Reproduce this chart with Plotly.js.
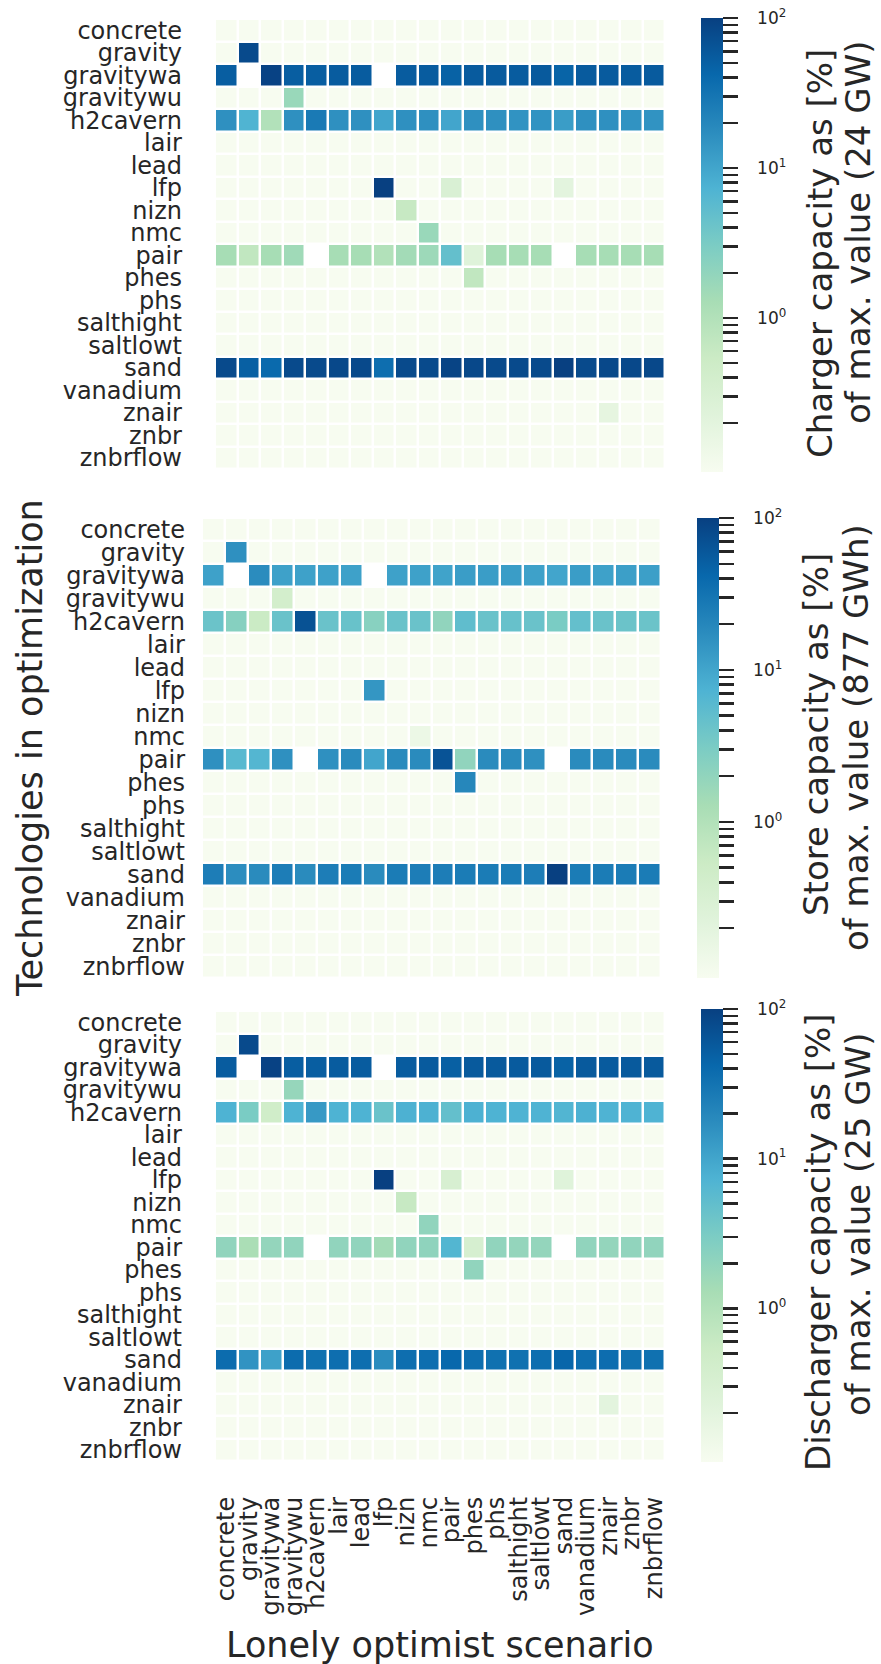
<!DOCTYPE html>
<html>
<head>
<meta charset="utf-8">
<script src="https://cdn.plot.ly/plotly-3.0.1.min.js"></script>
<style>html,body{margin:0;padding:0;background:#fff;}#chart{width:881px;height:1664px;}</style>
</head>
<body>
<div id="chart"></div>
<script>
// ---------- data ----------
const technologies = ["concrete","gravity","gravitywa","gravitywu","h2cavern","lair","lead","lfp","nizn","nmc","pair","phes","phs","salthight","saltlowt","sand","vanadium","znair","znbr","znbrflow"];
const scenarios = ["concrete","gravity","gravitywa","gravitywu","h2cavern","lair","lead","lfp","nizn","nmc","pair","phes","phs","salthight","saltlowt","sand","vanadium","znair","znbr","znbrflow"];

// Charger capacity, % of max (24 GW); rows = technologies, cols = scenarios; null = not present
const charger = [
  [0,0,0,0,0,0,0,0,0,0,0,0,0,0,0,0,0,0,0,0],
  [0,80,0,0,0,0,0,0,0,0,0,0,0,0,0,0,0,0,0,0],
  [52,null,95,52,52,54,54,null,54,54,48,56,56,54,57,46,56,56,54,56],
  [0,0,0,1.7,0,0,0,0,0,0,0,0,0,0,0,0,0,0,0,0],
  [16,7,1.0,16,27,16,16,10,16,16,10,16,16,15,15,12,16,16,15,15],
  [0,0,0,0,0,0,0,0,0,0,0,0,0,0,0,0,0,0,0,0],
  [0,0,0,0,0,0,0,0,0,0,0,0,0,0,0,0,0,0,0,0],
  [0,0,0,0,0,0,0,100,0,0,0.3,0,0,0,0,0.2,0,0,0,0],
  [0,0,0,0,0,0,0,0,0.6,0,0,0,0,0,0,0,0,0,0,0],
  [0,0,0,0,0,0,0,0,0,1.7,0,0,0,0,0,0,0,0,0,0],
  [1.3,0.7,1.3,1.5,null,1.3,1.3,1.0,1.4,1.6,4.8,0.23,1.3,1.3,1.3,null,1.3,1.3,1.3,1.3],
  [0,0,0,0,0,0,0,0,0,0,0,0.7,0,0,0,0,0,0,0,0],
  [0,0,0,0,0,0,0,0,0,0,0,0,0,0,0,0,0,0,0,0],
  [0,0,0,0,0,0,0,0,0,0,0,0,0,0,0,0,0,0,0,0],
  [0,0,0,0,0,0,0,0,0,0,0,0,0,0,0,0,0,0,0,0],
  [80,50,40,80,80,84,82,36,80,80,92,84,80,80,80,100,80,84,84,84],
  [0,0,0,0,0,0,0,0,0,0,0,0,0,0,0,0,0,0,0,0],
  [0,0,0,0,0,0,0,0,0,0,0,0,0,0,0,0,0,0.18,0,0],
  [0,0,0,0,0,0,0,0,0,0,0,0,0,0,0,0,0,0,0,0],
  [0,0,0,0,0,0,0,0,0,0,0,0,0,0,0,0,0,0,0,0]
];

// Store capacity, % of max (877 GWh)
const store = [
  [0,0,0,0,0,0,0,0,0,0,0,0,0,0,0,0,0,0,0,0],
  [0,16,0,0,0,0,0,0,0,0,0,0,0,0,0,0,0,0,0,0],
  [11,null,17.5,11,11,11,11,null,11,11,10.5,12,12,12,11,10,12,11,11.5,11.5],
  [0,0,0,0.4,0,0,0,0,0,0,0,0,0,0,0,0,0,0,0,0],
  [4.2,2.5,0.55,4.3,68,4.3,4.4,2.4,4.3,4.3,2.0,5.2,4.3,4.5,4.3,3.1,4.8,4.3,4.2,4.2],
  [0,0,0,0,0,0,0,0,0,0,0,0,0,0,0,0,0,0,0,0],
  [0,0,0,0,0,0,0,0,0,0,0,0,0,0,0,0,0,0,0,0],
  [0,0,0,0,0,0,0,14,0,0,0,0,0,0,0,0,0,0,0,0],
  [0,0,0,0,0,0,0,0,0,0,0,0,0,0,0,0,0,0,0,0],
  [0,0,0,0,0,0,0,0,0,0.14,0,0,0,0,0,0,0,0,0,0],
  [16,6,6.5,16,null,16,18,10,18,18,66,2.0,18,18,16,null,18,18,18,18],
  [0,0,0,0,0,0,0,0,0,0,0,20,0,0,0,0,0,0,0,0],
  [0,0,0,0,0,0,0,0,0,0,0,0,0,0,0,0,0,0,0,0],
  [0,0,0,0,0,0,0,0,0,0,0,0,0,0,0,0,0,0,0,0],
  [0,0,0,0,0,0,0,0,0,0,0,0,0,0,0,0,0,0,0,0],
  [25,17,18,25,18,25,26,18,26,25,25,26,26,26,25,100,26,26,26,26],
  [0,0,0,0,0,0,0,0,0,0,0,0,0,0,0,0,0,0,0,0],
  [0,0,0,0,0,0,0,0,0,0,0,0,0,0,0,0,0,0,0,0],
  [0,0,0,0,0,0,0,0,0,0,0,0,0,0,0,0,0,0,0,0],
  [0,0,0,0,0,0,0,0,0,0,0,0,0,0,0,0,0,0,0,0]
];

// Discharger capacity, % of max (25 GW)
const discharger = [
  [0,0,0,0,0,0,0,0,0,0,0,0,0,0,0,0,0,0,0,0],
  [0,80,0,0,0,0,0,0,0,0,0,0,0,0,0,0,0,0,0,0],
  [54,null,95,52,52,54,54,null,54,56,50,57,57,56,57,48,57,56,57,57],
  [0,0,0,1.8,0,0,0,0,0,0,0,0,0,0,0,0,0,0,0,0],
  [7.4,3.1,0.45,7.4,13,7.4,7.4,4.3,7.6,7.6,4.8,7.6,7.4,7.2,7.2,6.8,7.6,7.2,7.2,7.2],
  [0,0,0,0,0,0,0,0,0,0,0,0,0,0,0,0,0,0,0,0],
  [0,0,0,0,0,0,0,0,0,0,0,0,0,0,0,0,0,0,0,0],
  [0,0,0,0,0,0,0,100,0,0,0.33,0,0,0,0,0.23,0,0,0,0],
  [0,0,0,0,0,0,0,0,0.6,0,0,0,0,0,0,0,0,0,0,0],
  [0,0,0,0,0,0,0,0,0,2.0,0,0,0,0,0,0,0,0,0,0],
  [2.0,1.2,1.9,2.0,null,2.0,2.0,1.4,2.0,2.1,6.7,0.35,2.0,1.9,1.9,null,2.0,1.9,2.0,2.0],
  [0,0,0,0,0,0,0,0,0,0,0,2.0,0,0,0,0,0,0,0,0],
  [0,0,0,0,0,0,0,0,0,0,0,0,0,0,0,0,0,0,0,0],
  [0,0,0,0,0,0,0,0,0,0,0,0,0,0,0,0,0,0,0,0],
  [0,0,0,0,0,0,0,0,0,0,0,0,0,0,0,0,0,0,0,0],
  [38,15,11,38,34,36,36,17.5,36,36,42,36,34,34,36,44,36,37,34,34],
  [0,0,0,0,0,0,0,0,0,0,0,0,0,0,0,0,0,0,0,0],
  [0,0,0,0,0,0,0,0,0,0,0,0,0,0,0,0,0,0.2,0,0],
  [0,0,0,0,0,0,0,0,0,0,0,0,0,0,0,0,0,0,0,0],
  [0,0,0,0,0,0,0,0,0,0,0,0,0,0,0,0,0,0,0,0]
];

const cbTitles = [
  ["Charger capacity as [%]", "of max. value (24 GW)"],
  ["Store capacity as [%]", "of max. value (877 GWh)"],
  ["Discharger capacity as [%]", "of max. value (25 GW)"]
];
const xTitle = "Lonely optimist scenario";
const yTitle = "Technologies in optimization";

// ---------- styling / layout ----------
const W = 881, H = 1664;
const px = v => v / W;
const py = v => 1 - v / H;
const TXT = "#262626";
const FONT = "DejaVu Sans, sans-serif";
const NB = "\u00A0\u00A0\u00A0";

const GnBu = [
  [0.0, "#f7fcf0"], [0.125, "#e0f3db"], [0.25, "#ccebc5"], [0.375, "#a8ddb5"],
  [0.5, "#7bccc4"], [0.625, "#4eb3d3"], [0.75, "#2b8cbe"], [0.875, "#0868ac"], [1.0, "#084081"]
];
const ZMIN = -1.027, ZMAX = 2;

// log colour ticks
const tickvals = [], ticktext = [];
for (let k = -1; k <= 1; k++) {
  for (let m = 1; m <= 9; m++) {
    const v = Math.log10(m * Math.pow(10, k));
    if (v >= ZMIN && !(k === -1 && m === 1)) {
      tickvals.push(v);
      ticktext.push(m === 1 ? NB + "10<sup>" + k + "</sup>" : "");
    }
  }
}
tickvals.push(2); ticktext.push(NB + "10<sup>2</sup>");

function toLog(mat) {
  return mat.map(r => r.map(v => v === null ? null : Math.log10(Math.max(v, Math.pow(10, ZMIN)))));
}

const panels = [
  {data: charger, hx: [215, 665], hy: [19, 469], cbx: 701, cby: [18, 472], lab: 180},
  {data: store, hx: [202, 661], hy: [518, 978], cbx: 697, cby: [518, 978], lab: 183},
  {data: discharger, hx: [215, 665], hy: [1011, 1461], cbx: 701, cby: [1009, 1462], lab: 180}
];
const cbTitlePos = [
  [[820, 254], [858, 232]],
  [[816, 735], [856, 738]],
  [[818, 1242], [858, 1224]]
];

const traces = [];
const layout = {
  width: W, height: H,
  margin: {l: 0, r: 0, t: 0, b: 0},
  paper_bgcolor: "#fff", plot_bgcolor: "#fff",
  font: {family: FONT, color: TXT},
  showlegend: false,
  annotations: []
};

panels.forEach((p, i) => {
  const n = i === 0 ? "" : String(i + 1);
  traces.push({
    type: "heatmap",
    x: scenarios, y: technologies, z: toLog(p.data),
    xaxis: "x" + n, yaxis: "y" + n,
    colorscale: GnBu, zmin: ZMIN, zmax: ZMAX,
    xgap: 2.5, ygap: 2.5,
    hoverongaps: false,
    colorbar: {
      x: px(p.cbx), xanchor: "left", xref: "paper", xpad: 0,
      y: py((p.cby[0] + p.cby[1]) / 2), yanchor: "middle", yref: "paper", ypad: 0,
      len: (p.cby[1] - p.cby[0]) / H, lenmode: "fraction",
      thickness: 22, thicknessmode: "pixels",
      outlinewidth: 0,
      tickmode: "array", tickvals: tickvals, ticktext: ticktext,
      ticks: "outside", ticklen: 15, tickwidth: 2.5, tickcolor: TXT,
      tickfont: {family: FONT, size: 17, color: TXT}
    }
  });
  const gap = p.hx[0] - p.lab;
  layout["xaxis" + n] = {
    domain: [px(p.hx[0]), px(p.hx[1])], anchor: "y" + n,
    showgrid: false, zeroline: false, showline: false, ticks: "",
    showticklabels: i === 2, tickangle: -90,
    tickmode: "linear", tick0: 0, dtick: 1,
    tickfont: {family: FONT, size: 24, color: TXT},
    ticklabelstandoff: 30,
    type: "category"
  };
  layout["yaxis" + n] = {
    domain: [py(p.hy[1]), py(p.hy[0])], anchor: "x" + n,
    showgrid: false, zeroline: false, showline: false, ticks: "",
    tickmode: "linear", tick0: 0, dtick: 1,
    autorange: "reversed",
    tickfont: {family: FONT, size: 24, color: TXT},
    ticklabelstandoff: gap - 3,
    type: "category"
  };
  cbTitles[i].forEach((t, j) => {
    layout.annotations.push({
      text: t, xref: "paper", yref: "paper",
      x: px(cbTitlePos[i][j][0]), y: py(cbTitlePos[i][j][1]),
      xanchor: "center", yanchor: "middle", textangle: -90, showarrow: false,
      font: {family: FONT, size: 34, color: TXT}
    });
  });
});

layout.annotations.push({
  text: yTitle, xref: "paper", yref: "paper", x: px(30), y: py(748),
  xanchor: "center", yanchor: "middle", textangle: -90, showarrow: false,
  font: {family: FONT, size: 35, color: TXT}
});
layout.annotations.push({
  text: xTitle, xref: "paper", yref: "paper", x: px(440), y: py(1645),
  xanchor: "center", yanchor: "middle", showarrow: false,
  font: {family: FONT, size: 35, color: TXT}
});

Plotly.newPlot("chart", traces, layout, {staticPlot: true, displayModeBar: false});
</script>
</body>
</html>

------------------------------------------------

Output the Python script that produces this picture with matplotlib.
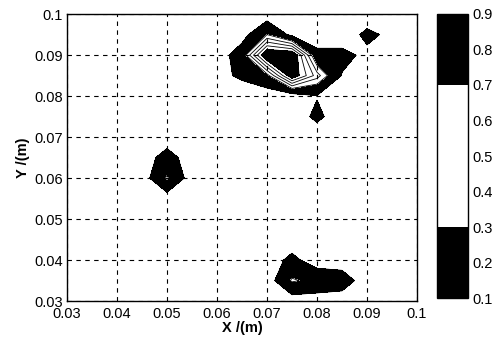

------------------------------------------------

# Aim of the task:
In the entries above, locate every line with the word "script" and copy it.

# Completed exercise:
<script src="https://cdn.plot.ly/plotly-3.0.1.min.js"></script>
<script>
</script>
Output the Python script that produces this picture with matplotlib.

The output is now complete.